[STATED GOAL]
Retype every line from the start of the data down to and including the line with "29.75, 29.11, 29.00];". Skip the pictures.

[SUPPLIED DATA]
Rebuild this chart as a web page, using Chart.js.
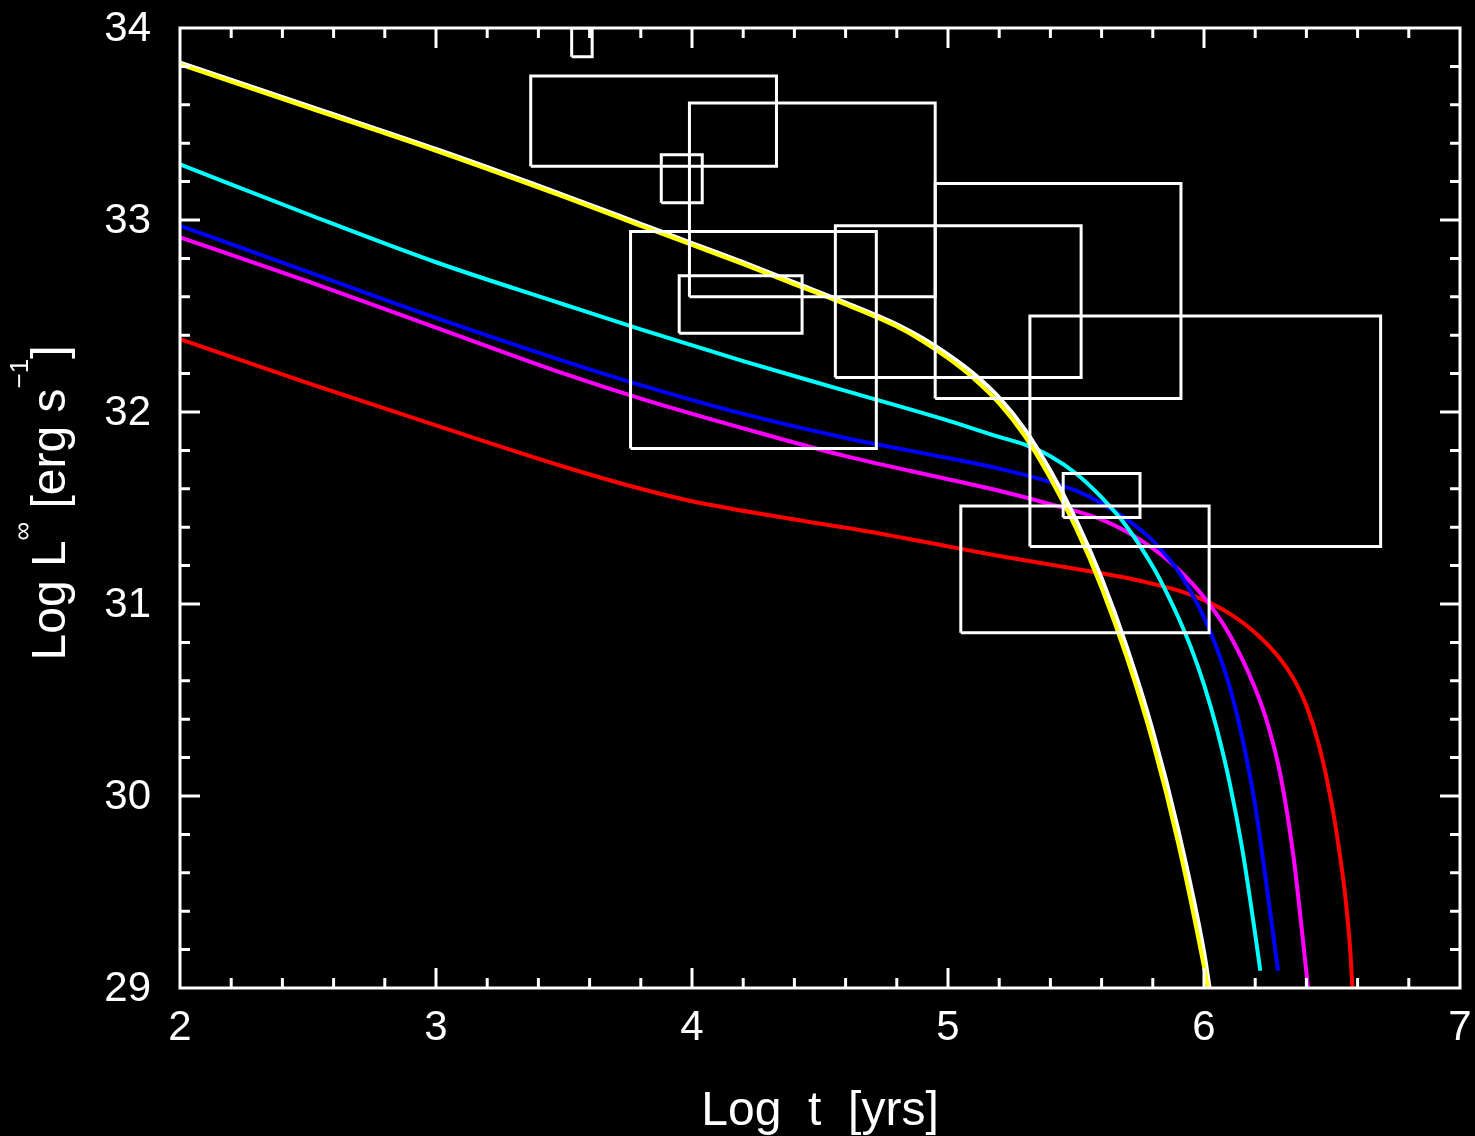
<!DOCTYPE html>
<html>
<head>
<meta charset="utf-8">
<script src="https://cdn.jsdelivr.net/npm/chart.js@4.4.1/dist/chart.umd.min.js"></script>
<style>
  html, body { margin: 0; padding: 0; background: #000; }
  #wrap { width: 1475px; height: 1136px; position: relative; }
</style>
</head>
<body>
<div id="wrap"><canvas id="c" width="1475" height="1136"></canvas></div>
<script>
// Axis tick labels
const xTickLabels = [2, 3, 4, 5, 6, 7];
const yTickLabels = [29, 30, 31, 32, 33, 34];

// Cooling curves: log age [yr] vs log luminosity at infinity [erg/s]
const yellowT  = [2.0, 2.5, 3.0, 3.5, 3.8, 4.0, 4.2, 4.4, 4.6, 4.8, 4.9, 5.0, 5.1, 5.2, 5.3, 5.4, 5.5, 5.6, 5.7, 5.8, 5.9, 6.0, 6.015];
const yellowL  = [33.81, 33.585, 33.36, 33.12, 32.97, 32.87, 32.77, 32.665, 32.56, 32.445, 32.37, 32.28, 32.175, 32.045, 31.875, 31.655, 31.395, 31.085, 30.715, 30.28, 29.75, 29.11, 29.00];

const whiteT   = [2.0, 2.5, 3.0, 3.5, 3.8, 4.0, 4.2, 4.4, 4.6, 4.8, 4.9, 5.0, 5.1, 5.2, 5.3, 5.4, 5.5, 5.6, 5.7, 5.8, 5.9, 6.0, 6.022];
const whiteL   = [33.82, 33.595, 33.37, 33.13, 32.98, 32.88, 32.78, 32.675, 32.57, 32.457, 32.385, 32.30, 32.20, 32.075, 31.91, 31.695, 31.44, 31.135, 30.77, 30.34, 29.82, 29.19, 29.00];

const cyanT    = [2.0, 2.5, 3.0, 3.5, 3.8, 4.2, 4.6, 5.0, 5.2, 5.3, 5.4, 5.5, 5.6, 5.7, 5.8, 5.85, 5.9, 5.95, 6.0, 6.05, 6.1, 6.15, 6.2, 6.22];
const cyanL    = [33.29, 33.03, 32.78, 32.56, 32.43, 32.265, 32.11, 31.955, 31.87, 31.83, 31.77, 31.68, 31.555, 31.40, 31.195, 31.07, 30.93, 30.77, 30.58, 30.35, 30.07, 29.72, 29.28, 29.09];

const blueT    = [2.0, 2.5, 3.0, 3.5, 3.8, 4.2, 4.6, 5.0, 5.2, 5.4, 5.5, 5.6, 5.7, 5.8, 5.85, 5.9, 5.95, 6.0, 6.05, 6.1, 6.15, 6.2, 6.25, 6.289];
const blueL    = [32.97, 32.73, 32.49, 32.265, 32.14, 31.99, 31.865, 31.76, 31.705, 31.635, 31.59, 31.525, 31.44, 31.33, 31.255, 31.17, 31.06, 30.93, 30.77, 30.57, 30.30, 29.95, 29.48, 29.09];

const magentaT = [2.0, 2.5, 3.0, 3.5, 3.8, 4.2, 4.6, 5.0, 5.2, 5.4, 5.6, 5.7, 5.8, 5.9, 6.0, 6.1, 6.2, 6.25, 6.3, 6.35, 6.38, 6.4, 6.406];
const magentaL = [32.91, 32.68, 32.44, 32.20, 32.07, 31.915, 31.77, 31.65, 31.59, 31.52, 31.44, 31.375, 31.29, 31.18, 31.035, 30.84, 30.56, 30.37, 30.10, 29.68, 29.33, 29.08, 29.00];

const redT     = [2.0, 2.5, 3.0, 3.5, 3.8, 4.0, 4.4, 4.7, 5.0, 5.2, 5.4, 5.6, 5.7, 5.8, 5.9, 6.0, 6.1, 6.2, 6.3, 6.35, 6.4, 6.45, 6.5, 6.53, 6.55, 6.57, 6.58];
const redL     = [32.38, 32.15, 31.93, 31.715, 31.60, 31.535, 31.44, 31.375, 31.30, 31.25, 31.205, 31.16, 31.135, 31.105, 31.07, 31.02, 30.95, 30.85, 30.71, 30.61, 30.47, 30.26, 29.95, 29.70, 29.50, 29.22, 29.00];

// Observed sources: age and luminosity ranges (error boxes)
const boxTmin = [3.53, 3.37, 3.99, 3.88, 3.76, 3.95, 4.56, 4.95, 5.32, 5.45, 5.05];
const boxTmax = [3.61, 4.33, 4.95, 4.04, 4.72, 4.43, 5.52, 5.91, 6.69, 5.75, 6.02];
const boxLmin = [33.85, 33.28, 32.60, 33.09, 31.81, 32.41, 32.18, 32.07, 31.30, 31.45, 30.85];
const boxLmax = [34.00, 33.75, 33.61, 33.34, 32.94, 32.71, 32.97, 33.19, 32.50, 31.68, 31.51];

const FONT = '"Liberation Sans", Arial, sans-serif';

function pts(ts, ls) { return ts.map((t, i) => ({ x: t, y: ls[i] })); }

function curve(ts, ls, color) {
  return {
    data: pts(ts, ls),
    borderColor: color,
    borderWidth: 4,
    pointRadius: 0,
    fill: false,
    cubicInterpolationMode: 'monotone'
  };
}

const boxSets = boxTmin.map((t0, i) => ({
  data: [
    { x: t0, y: boxLmin[i] },
    { x: boxTmax[i], y: boxLmin[i] },
    { x: boxTmax[i], y: boxLmax[i] },
    { x: t0, y: boxLmax[i] },
    { x: t0, y: boxLmin[i] }
  ],
  borderColor: '#ffffff',
  borderWidth: 3,
  pointRadius: 0,
  fill: false,
  tension: 0,
  borderJoinStyle: 'miter'
}));

// First dataset in the list is painted on top
const datasets = [
  ...boxSets,
  curve(yellowT, yellowL, '#ffff00'),
  curve(whiteT, whiteL, '#ffffff'),
  curve(cyanT, cyanL, '#00ffff'),
  curve(blueT, blueL, '#0000ff'),
  curve(magentaT, magentaL, '#ff00ff'),
  curve(redT, redL, '#ff0000')
];

// Black page, framed plot box with inward major/minor ticks on all sides,
// tick labels and axis titles
const framePlugin = {
  id: 'frame',
  beforeDraw(chart) {
    const ctx = chart.ctx;
    ctx.save();
    ctx.fillStyle = '#000';
    ctx.fillRect(0, 0, chart.width, chart.height);
    ctx.restore();
  },
  afterDraw(chart) {
    const { ctx, chartArea: a, scales: { x, y } } = chart;
    ctx.save();
    ctx.strokeStyle = '#fff';
    ctx.lineWidth = 3;
    ctx.lineCap = 'butt';
    ctx.strokeRect(a.left, a.top, a.right - a.left, a.bottom - a.top);

    const MAJ = 20, MIN = 10;
    ctx.beginPath();
    for (let i = 0; i < xTickLabels.length; i++) {
      const v0 = xTickLabels[i];
      const px = x.getPixelForValue(v0);
      if (i > 0 && i < xTickLabels.length - 1) {
        ctx.moveTo(px, a.bottom); ctx.lineTo(px, a.bottom - MAJ);
        ctx.moveTo(px, a.top); ctx.lineTo(px, a.top + MAJ);
      }
      if (i < xTickLabels.length - 1) {
        const v1 = xTickLabels[i + 1];
        for (let k = 1; k < 5; k++) {
          const p = x.getPixelForValue(v0 + (v1 - v0) * k / 5);
          ctx.moveTo(p, a.bottom); ctx.lineTo(p, a.bottom - MIN);
          ctx.moveTo(p, a.top); ctx.lineTo(p, a.top + MIN);
        }
      }
    }
    for (let i = 0; i < yTickLabels.length; i++) {
      const v0 = yTickLabels[i];
      const py = y.getPixelForValue(v0);
      if (i > 0 && i < yTickLabels.length - 1) {
        ctx.moveTo(a.left, py); ctx.lineTo(a.left + MAJ, py);
        ctx.moveTo(a.right, py); ctx.lineTo(a.right - MAJ, py);
      }
      if (i < yTickLabels.length - 1) {
        const v1 = yTickLabels[i + 1];
        for (let k = 1; k < 5; k++) {
          const p = y.getPixelForValue(v0 + (v1 - v0) * k / 5);
          ctx.moveTo(a.left, p); ctx.lineTo(a.left + MIN, p);
          ctx.moveTo(a.right, p); ctx.lineTo(a.right - MIN, p);
        }
      }
    }
    ctx.stroke();

    // tick labels
    ctx.fillStyle = '#fff';
    ctx.font = '42px ' + FONT;
    ctx.textAlign = 'center';
    ctx.textBaseline = 'alphabetic';
    for (const v of xTickLabels) {
      ctx.fillText(String(v), x.getPixelForValue(v), a.bottom + 52);
    }
    ctx.textAlign = 'right';
    ctx.textBaseline = 'middle';
    for (const v of yTickLabels) {
      ctx.fillText(String(v), a.left - 29, y.getPixelForValue(v) + 1);
    }

    // x-axis title
    ctx.textAlign = 'center';
    ctx.textBaseline = 'alphabetic';
    ctx.font = '48px ' + FONT;
    ctx.fillText('Log  t  [yrs]', (a.left + a.right) / 2, 1125);

    // y-axis title with superscripts, rotated
    const big = '48px ' + FONT, small = '26px ' + FONT;
    const parts = [
      ['Log L', big, 0],
      ['\u221E', small, 34],
      [' [erg s', big, 0],
      ['\u22121', small, 37],
      [']', big, 0]
    ];
    let total = 0;
    for (const p of parts) { ctx.font = p[1]; total += ctx.measureText(p[0]).width; }
    ctx.translate(65, 503);
    ctx.rotate(-Math.PI / 2);
    ctx.textAlign = 'left';
    let cx = -total / 2;
    for (const p of parts) {
      ctx.font = p[1];
      ctx.fillText(p[0], cx, -p[2]);
      cx += ctx.measureText(p[0]).width;
    }
    ctx.restore();
  }
};

new Chart(document.getElementById('c'), {
  type: 'line',
  data: { datasets },
  options: {
    responsive: false,
    animation: false,
    devicePixelRatio: 1,
    layout: { padding: { top: 28, right: 15, left: 0, bottom: 0 } },
    plugins: { legend: { display: false }, tooltip: { enabled: false }, title: { display: false } },
    scales: {
      x: {
        type: 'linear', min: 2, max: 7,
        afterFit(s) { s.height = 148; },
        ticks: { display: false },
        grid: { display: false, drawTicks: false },
        border: { display: false }
      },
      y: {
        type: 'linear', min: 29, max: 34,
        afterFit(s) { s.width = 180; },
        ticks: { display: false },
        grid: { display: false, drawTicks: false },
        border: { display: false }
      }
    }
  },
  plugins: [framePlugin]
});
</script>
</body>
</html>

[THE SOLUTION]
Rebuild this chart as a web page, using Chart.js.
<!DOCTYPE html>
<html>
<head>
<meta charset="utf-8">
<script src="https://cdn.jsdelivr.net/npm/chart.js@4.4.1/dist/chart.umd.min.js"></script>
<style>
  html, body { margin: 0; padding: 0; background: #000; }
  #wrap { width: 1475px; height: 1136px; position: relative; }
</style>
</head>
<body>
<div id="wrap"><canvas id="c" width="1475" height="1136"></canvas></div>
<script>
// Axis tick labels
const xTickLabels = [2, 3, 4, 5, 6, 7];
const yTickLabels = [29, 30, 31, 32, 33, 34];

// Cooling curves: log age [yr] vs log luminosity at infinity [erg/s]
const yellowT  = [2.0, 2.5, 3.0, 3.5, 3.8, 4.0, 4.2, 4.4, 4.6, 4.8, 4.9, 5.0, 5.1, 5.2, 5.3, 5.4, 5.5, 5.6, 5.7, 5.8, 5.9, 6.0, 6.015];
const yellowL  = [33.81, 33.585, 33.36, 33.12, 32.97, 32.87, 32.77, 32.665, 32.56, 32.445, 32.37, 32.28, 32.175, 32.045, 31.875, 31.655, 31.395, 31.085, 30.715, 30.28, 29.75, 29.11, 29.00];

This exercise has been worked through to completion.